Mr Brown announced that if Labour was elected, it would immediately give 167 Scottish food banks a share of a £1 million emergency fund. It would also hand people loans so they could avoid payday lenders; help them with their energy bills and pay for cookers so their children could eat hot food; and give them bus fares to reach food banks.

The intervention by Mr Brown, who is not standing as an MP at the election, came 24 hours after he accused David Cameron of “whipping up English nationalism” in an attempt to win the general election for the Conservatives. Labour, who are facing a wipeout in Scotland at the hands of the SNP, will hope his words still carry weight with voters.
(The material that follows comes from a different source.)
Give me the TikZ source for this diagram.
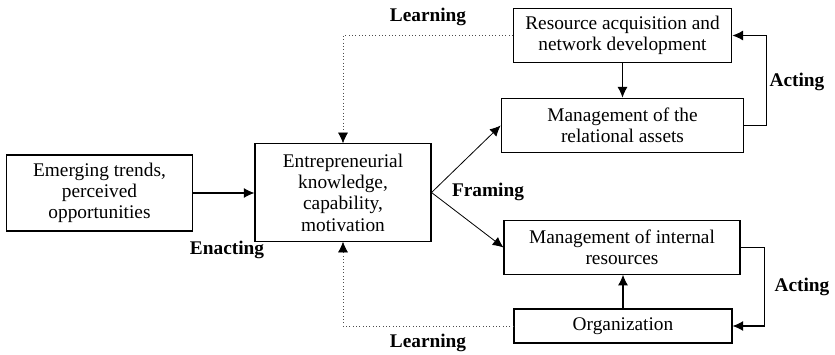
\documentclass[tikz,border=0pt]{standalone}
\usepackage{fontspec}
\setmainfont{Liberation Serif}
\usetikzlibrary{arrows.meta}
\begin{document}
\begin{tikzpicture}[x=0.75pt,y=-0.75pt]
	\tikzset{>={Latex[length=8pt,width=7.5pt]}}
	\tikzset{box/.style={draw,line width=0.8pt,align=center,inner sep=2pt,font=\fontsize{14.5}{16}\selectfont}}
	\tikzset{tag/.style={font=\fontsize{14.5}{16}\selectfont\bfseries}}
	\tikzset{learn/.style={-{Latex[length=8pt,width=7.5pt,color=black]},dotted,color=black!70,line width=0.5pt}}
	\useasboundingbox (0,0) rectangle (835,354);

	% boxes
	\node[box,minimum width=140pt,minimum height=57pt] (trends) at (99.5,193) {Emerging trends,\\perceived\\opportunities};
	\node[box,minimum width=132pt,minimum height=73pt] (know) at (343,192.5) {Entrepreneurial\\knowledge,\\capability,\\motivation};
	\node[box,minimum width=164pt,minimum height=41pt] (acq) at (622.5,35.5) {Resource acquisition and\\network development};
	\node[box,minimum width=182pt,minimum height=41pt] (rel) at (622.5,125.5) {Management of the\\relational assets};
	\node[box,minimum width=177pt,minimum height=40pt] (intern) at (622,247.5) {Management of internal\\resources};
	\node[box,minimum width=163.5pt,minimum height=25.5pt] (org) at (623,326) {Organization};

	% labels
	\node[tag] (learnA) at (428,17) {Learning};
	\node[tag] (enact) at (227,250) {Enacting};
	\node[tag] (frame) at (488,192) {Framing};
	\node[tag] (actA) at (797,82) {Acting};
	\node[tag] (actB) at (802,287) {Acting};
	\node[tag] (learnB) at (428,343) {Learning};

	% arrows
	\draw[->,line width=0.8pt] (trends.east) -- (trends.east -| know.west);
	\draw[->,line width=0.8pt] (acq) -- (rel);
	\draw[->,line width=0.6pt] (know.east) -- (rel.west);
	\draw[->,line width=0.6pt] (know.east) -- (intern.west);
	\draw[->,line width=0.8pt] (org.north) -- (org.north |- intern.south);
	\draw[->,line width=0.8pt] (rel.east) -- ++(22,0) |- (acq.east);
	\draw[->,line width=0.8pt] (intern.east) -- ++(24,0) |- (org.east);
	\draw[learn] (acq.west) -| (know.north);
	\draw[learn] (org.west) -| (know.south);
\end{tikzpicture}
\end{document}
Mr Brown told the audience at Kirkcaldy’s Old Kirk that the key difference between Labour and the SNP was: “They wake up in the morning thinking of how to make Scotland independent. We wake up in the morning thinking of how to advance social justice.”

The fact that Scotland has more people relying on food banks than London despite the capital having twice its population was “one of the most damning statistics”, he said, before questioning why the SNP had not acted on the issue before the election.

“With the powers they have, they could have acted to have mitigated the distress and alleviated the deprivation,” he said. “But just like on the bedroom tax they have delayed doing what is urgent. And can we now afford days and weeks of constitutional negotiations when people need relief urgently?”